Father Jack Whitehall, a travelling salesman, had the use of his firm's van, but Nora made him park it several streets away for appearances' sake. His father Ernest, one of eight children, lost all his siblings, as well as his mother and father, by the age of seven and was adopted by rich Birmingham industrialist Charles Worsley - the 'W' engraved on the fine silver exhibited on special occasions by the Whitehalls.

Ernest was left a fortune and it was his money which paid for Michael Whitehall and his elder brother, Barry to attend the respected Roman Catholic public school Ampleforth, where Michael once left a 'Dirty Fido' hoax dog turd near the desk of his French master, Basil Hume, later Cardinal Archbishop of Westminster. (Hume returned it, saying 'Yours, I think Whitehall', explaining that 'A heavenly shaft of light' identified him as the culprit.)

Grandpa Ernest had an ear trumpet - 'Barry and I had great fun mouthing sentences to each other across the room, to his increasing annoyance', says Whitehall - and loved to knit, sitting in a deep leather armchair with a cigarette always on the go.

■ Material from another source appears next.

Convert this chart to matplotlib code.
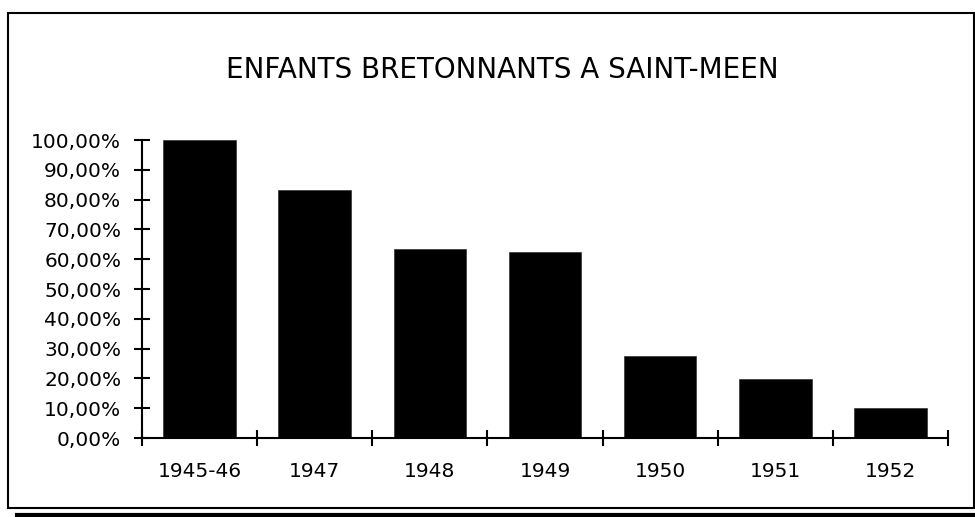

Elevated by Ernest's wealth, but anchored always by mother Nora's aspirational cautions, Whitehall teamed up with dandified agent Julian Belfrage to form Leading Artists. Together they represented, among others, Kenneth More, Tom Courtenay, Donald Sinden, Maria Aitken, Edward Fox, David Hemmings, John Le Mesurier, Colin Blakely, Ian Holm, Daniel Massey, Judi Dench and Virginia McKenna.

He isn't libellously indiscreet about any of them.

After spending the night at the country home of actor Harry Andrews, who often played tough army types, he describes how his host managed to fall into bed with him while delivering breakfast, cooing 'Good morning, manager. A little surprise for you'.

Indiscreet enough to be a fun read - it would be going too far to call it a Dirt Fido on the doorsteps of former clients - Whitehall's memoir is shrewd almost to the point of being cynical.

He's the shark infesting the waters and I hope he writes more.